If you still feel God is calling you to ministry then seek the council of your church pastors before taking any more steps.  If God is calling you then they should also see signs of that calling.


It is one thing to desire to be a pastor, it is another thing to have the skills and training to do it effectively.  A pastor needs to be skilled in many areas:  biblical studies, worship, spiritual growth, counseling, administration, leadership, and communication, just to name a few.

Much of this training can and should come from hands on experience in your local church and personal study, but formal training is not only highly beneficial but expected and usually required to serve in most churches as a pastor.  It is very important that you seek the guidance of your church pastors to find out what are the specific requirements for pastors in your church and denomination.

There are many colleges and Bible schools that offer training in ministry.  Here at Worship Arts Conservatory we also offer ministry training that will prepare you for serving as a pastor.  Some churches will only consider a person a pastor if they are a preaching pastor where others may give the title “pastor” to any full time church leader.  So if you are seeking to be something other than a “preaching pastor” then please check out all our ministry training opportunities by going to our academics page.

We have a program of study specifically designed to prepare you for pastoral ministry called our Christian Ministries Certificate.  This is 38 credit hour certificate which will introduce you to Biblical studies, spiritual growth, worship, communication and ministry.  It is our goal to expand this to a 2 year diploma by 2016.  Our 2 year Christian Ministries Diploma expands on each of these areas.  It is our goal to prepare ministers who not only have Bible knowledge but are effective in communicating that knowledge and have the skills to organize and run a growing church ministry.  I hope you take the time to investigate our ministry training opportunities.

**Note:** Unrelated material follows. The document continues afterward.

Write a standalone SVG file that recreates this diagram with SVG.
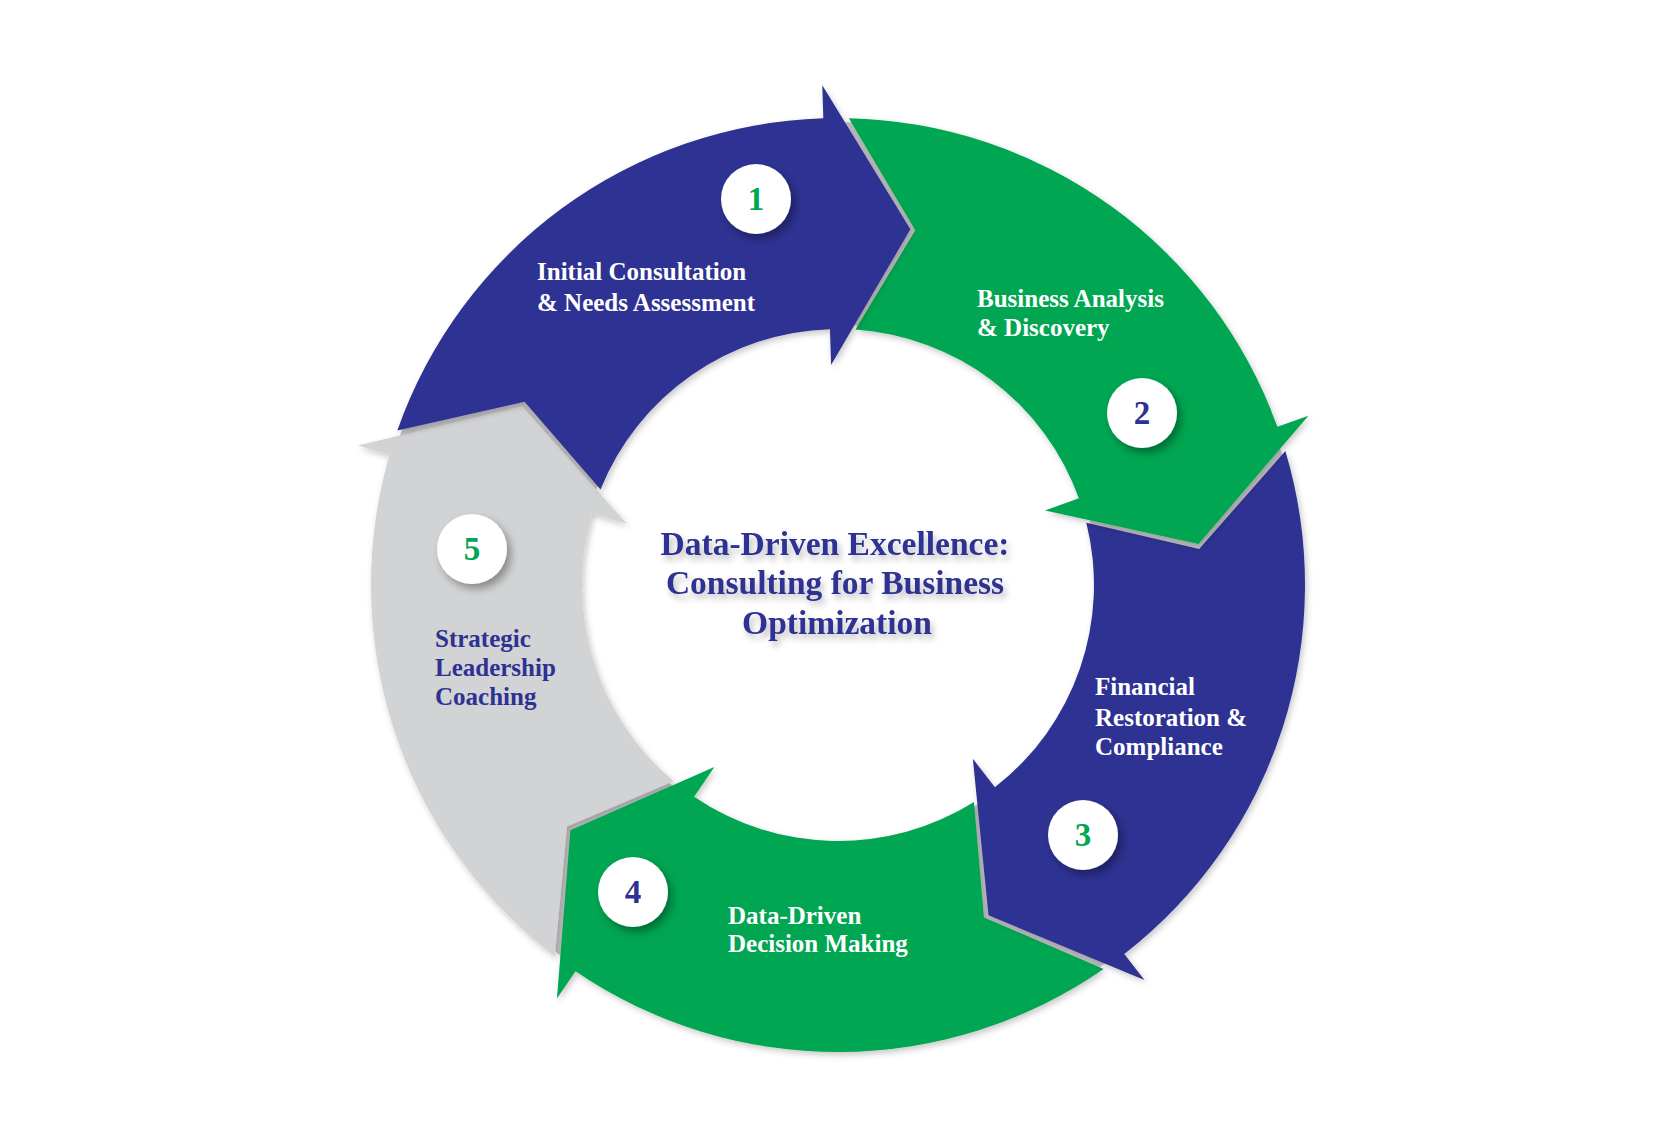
<svg xmlns="http://www.w3.org/2000/svg" xmlns:xlink="http://www.w3.org/1999/xlink" width="1667" height="1136" viewBox="0 0 1667 1136">
<defs>
<style>
.blue{fill:#2e3192}
.green{fill:#00a651}
.gray{fill:#d1d3d4}
.lbl{font-family:"Liberation Serif","Times New Roman",serif;font-weight:bold;font-size:25px}
.w{fill:#ffffff}
.b{fill:#2e3192}
.num{font-family:"Liberation Serif","Times New Roman",serif;font-weight:bold;font-size:33px;text-anchor:middle}
.title{font-family:"Liberation Serif","Times New Roman",serif;font-weight:bold;font-size:33.5px;fill:#2e3192;text-anchor:middle}
.badge{fill:#ffffff}
</style>
<filter id="segShadow" x="-10%" y="-10%" width="120%" height="120%">
<feDropShadow dx="2" dy="3" stdDeviation="3" flood-color="#000000" flood-opacity="0.22"/>
</filter>
<filter id="badgeShadow" x="-40%" y="-40%" width="180%" height="180%">
<feDropShadow dx="4" dy="5" stdDeviation="4" flood-color="#000000" flood-opacity="0.35"/>
</filter>
<filter id="titleShadow" x="-10%" y="-30%" width="120%" height="160%">
<feDropShadow dx="3" dy="5" stdDeviation="3" flood-color="#000000" flood-opacity="0.25"/>
</filter>
<path id="seg" d="M 397.34 430.42 A 467 467 0 0 1 823.33 118.23 L 822.29 85.25 L 910.37 229.29 L 831.09 365.11 L 829.96 329.13 A 256 256 0 0 0 600.51 489.43 L 524.58 401.86 Z"/>
</defs>
<rect width="1667" height="1136" fill="#ffffff"/>
<g id="connectors">
<circle cx="838" cy="585" r="361.5" fill="none" stroke="#c6c6c8" stroke-width="203"/>
</g>
<g id="step5" filter="url(#segShadow)">
<use xlink:href="#seg" class="gray" transform="rotate(288 838 585)"/>
</g>
<g id="step4" filter="url(#segShadow)">
<use xlink:href="#seg" class="green" transform="rotate(216 838 585)"/>
</g>
<g id="step3" filter="url(#segShadow)">
<use xlink:href="#seg" class="blue" transform="rotate(144 838 585)"/>
</g>
<g id="step2" filter="url(#segShadow)">
<use xlink:href="#seg" class="green" transform="rotate(72 838 585)"/>
</g>
<g id="step1" filter="url(#segShadow)">
<use xlink:href="#seg" class="blue"/>
</g>
<g id="label1">
<text class="lbl w" x="537" y="280">Initial Consultation</text>
<text class="lbl w" x="537" y="311">&amp; Needs Assessment</text>
</g>
<g id="label2">
<text class="lbl w" x="977" y="306.5">Business Analysis</text>
<text class="lbl w" x="977" y="336">&amp; Discovery</text>
</g>
<g id="label3">
<text class="lbl w" x="1095" y="695">Financial</text>
<text class="lbl w" x="1095" y="725.5">Restoration &amp;</text>
<text class="lbl w" x="1095" y="755">Compliance</text>
</g>
<g id="label4">
<text class="lbl w" x="728" y="924">Data-Driven</text>
<text class="lbl w" x="728" y="952">Decision Making</text>
</g>
<g id="label5">
<text class="lbl b" x="435" y="647">Strategic</text>
<text class="lbl b" x="435" y="676">Leadership</text>
<text class="lbl b" x="435" y="705">Coaching</text>
</g>
<g id="badge1">
<circle class="badge" cx="756" cy="199" r="35" filter="url(#badgeShadow)"/>
<text class="num" x="756" y="210" fill="#00a651">1</text>
</g>
<g id="badge2">
<circle class="badge" cx="1142" cy="413" r="35" filter="url(#badgeShadow)"/>
<text class="num" x="1142" y="424" fill="#2e3192">2</text>
</g>
<g id="badge3">
<circle class="badge" cx="1083" cy="835" r="35" filter="url(#badgeShadow)"/>
<text class="num" x="1083" y="846" fill="#00a651">3</text>
</g>
<g id="badge4">
<circle class="badge" cx="633" cy="892" r="35" filter="url(#badgeShadow)"/>
<text class="num" x="633" y="903" fill="#2e3192">4</text>
</g>
<g id="badge5">
<circle class="badge" cx="472" cy="549" r="35" filter="url(#badgeShadow)"/>
<text class="num" x="472" y="560" fill="#00a651">5</text>
</g>
<g id="title" filter="url(#titleShadow)">
<text class="title" x="835" y="555">Data-Driven Excellence:</text>
<text class="title" x="835" y="594">Consulting for Business</text>
<text class="title" x="837" y="634">Optimization</text>
</g>
</svg>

In many denominations you are required to be ordained before you can use the title pastor or they may have more than one level of pastor such as licensed pastor and ordained pastor.  Ordination is a process that is specific to each denomination but usually involves a few key steps:

  • Completion of required training.  You will need to demonstrate that you have the training required by that church or denomination.
  • Evidence of call from home church.  You will probably need to have your home church request the ordination.
  • Ordination counsel.  You will be questioned by a counsel of pastors to see if you have the necessary knowledge.
  • Ordination service.  You will have a church service for the purpose of publicly recognizing your call to full time Christian service.

Ordination is usually for a specific denomination or church and so may or may not be recognized if you change denominations or churches.  It is often possible to transfer your ordination credentials to another denomination if the theology is similar enough.